STEVE SMITH
Press Staff Writer
Published November 04, 2002 12:40 PM CST
Ohio's Rails-to-Trails program has received a boost from a pair of
court rulings dealing with the rights of the owners of properties
through which the abandoned rail lines pass.
Property owners say the railroads had easements through area farmland and lost those easements when they pulled up the rails and wooden ties and abandoned the land.
Clark County Judge Gerald F. Lorig disagrees, but the property owners say they will continue the fight.
Judge Lorig has ruled that the railroads had ownership of the lines that county park boards and the Rails-to-Trails organizations intend to use for a bicycle trail from the Ohio River to Lake Erie.
Following the Clark County decision, Madison County Judge Robert D. Nichols disposed of a similar case, ruling that the same issues are involved.
The lawsuits focus on a part of the rail line that runs from South Charleston to London.
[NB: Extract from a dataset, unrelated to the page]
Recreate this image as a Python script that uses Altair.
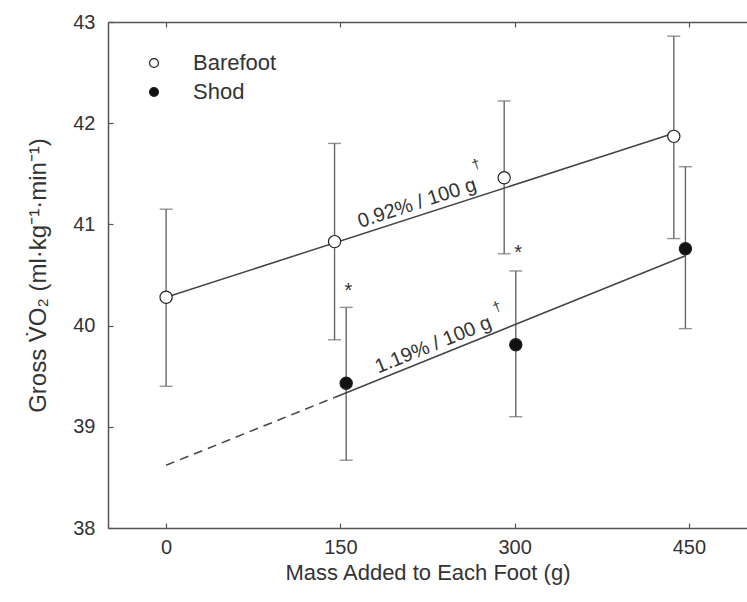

Property owners Steve and Donna Allison, of 3735 U.S. 42 SW, London, and John R. Dunkle, of 25 Lotspeich Ave., London, who owns property next to the Allisons, filed suit against the Consolidated Rail Corp. (Conrail), Pennsylvania Lines LLC and Norfolk and Southern Railroad.
The property owners said the defendants and their predecessors abandoned the rail line in 1993. They said that Conrail stopped maintaining the line and walked away. As a result, the plaintiffs claimed ownership of the thin section of land running through their properties.
The railroads, replying to the Madison County lawsuit, said that Pennsylvania Lines owns the strip of land and that the court in London had no jurisdiction because the local case "duplicates the issues currently being determined by the Court of Common Pleas for Clark County."
The Clark County and Madison County park district boards filed eminent domain actions against Conrail and "all others" with claims on the land in 1999.
The Madison County Metropolitan Park Board specifically sought to appropriate the strip of land as it passes through Paint and Union townships and into the city of London "for public use" as part of the Rails-to-Trails project.
A number of property owners have fought the trail, complaining that it would violate their property rights by bringing an undesirable element onto their land.
The eminent domain suits were filed at the courthouse in Springfield but they applied to the rail line in both counties. Judge Nichols ruled that when Dunkle filed an answer in Clark County Common Pleas Court, along with a counterclaim for ownership of the property, the plaintiffs "invoked the jurisdiction of that court and submitted to it."
In Clark County, Judge Lorig ruled in favor of the railroads on Oct. 2, deciding that Dunkle "has no interest" in the property.
Lorig dismissed the Dunkle claim, saying that a predecessor of the more modern railroads -- the Columbus and Xenia Railroad -- "acquired title" to the property in 1849.
"Mr. Dunkle's predecessors were paid for these appropriations a century and a half ago," Lorig ruled, adding that the rail line was "excluded" from all subsequent title transfers involving the surrounding farmland.
In his earlier decision, Judge Lorig ruled that the Allisons "have failed to establish a legal interest in the abutting railroad lands and therefore lack standing in this eminent domain action."
After taking judicial notice of the Clark County rulings, Judge Nichols upheld a defense motion seeking a summary judgment in favor of the railroads in the Madison County case.
"There can be no question" that the cases in the two counties "involve the same issues, the same parties and the same property," Nichols said in a ruling filed Thursday in the office of clerk of courts Marie Parks.
"This court should not, and will not litigate a collateral attack on a sister court's prior exercise of jurisdiction on the same subject matter," Nichols added.
The judge said the plaintiffs never objected to Clark County's claim of jurisdiction, but he also pointed out that Dunkle and the Allisons still have the option of appealing the jurisdictional questions.
They have the option also of appealing the rulings out of Clark County Common Pleas Court.
The Allisons' attorney, Tony Logan of Columbus, confirmed on Friday that his clients will take the Clark County decision to the Second District Court of Appeals.
Logan said he was not prepared to comment on the Madison County decision because he had not yet seen it.
Logan pointed out that the proposed bike path, now an overgrown mound of rocks where the rails used to lay, is just 400 feet behind the Allisons' back door.
If the property owners lose on appeal, the park boards will be free to finish installing the bike trail, if they can find the money to do so.
Backers hope to install 462 miles of trails and reported nearly 200 miles have been completed. A "Heritage Trail" from Hilliard to Plain City and a southern portion of the trail from Milford to Cedarville are complete.
The Rails to Trails organizations had hoped to complete the South Charleston to London portion of the trail by this year.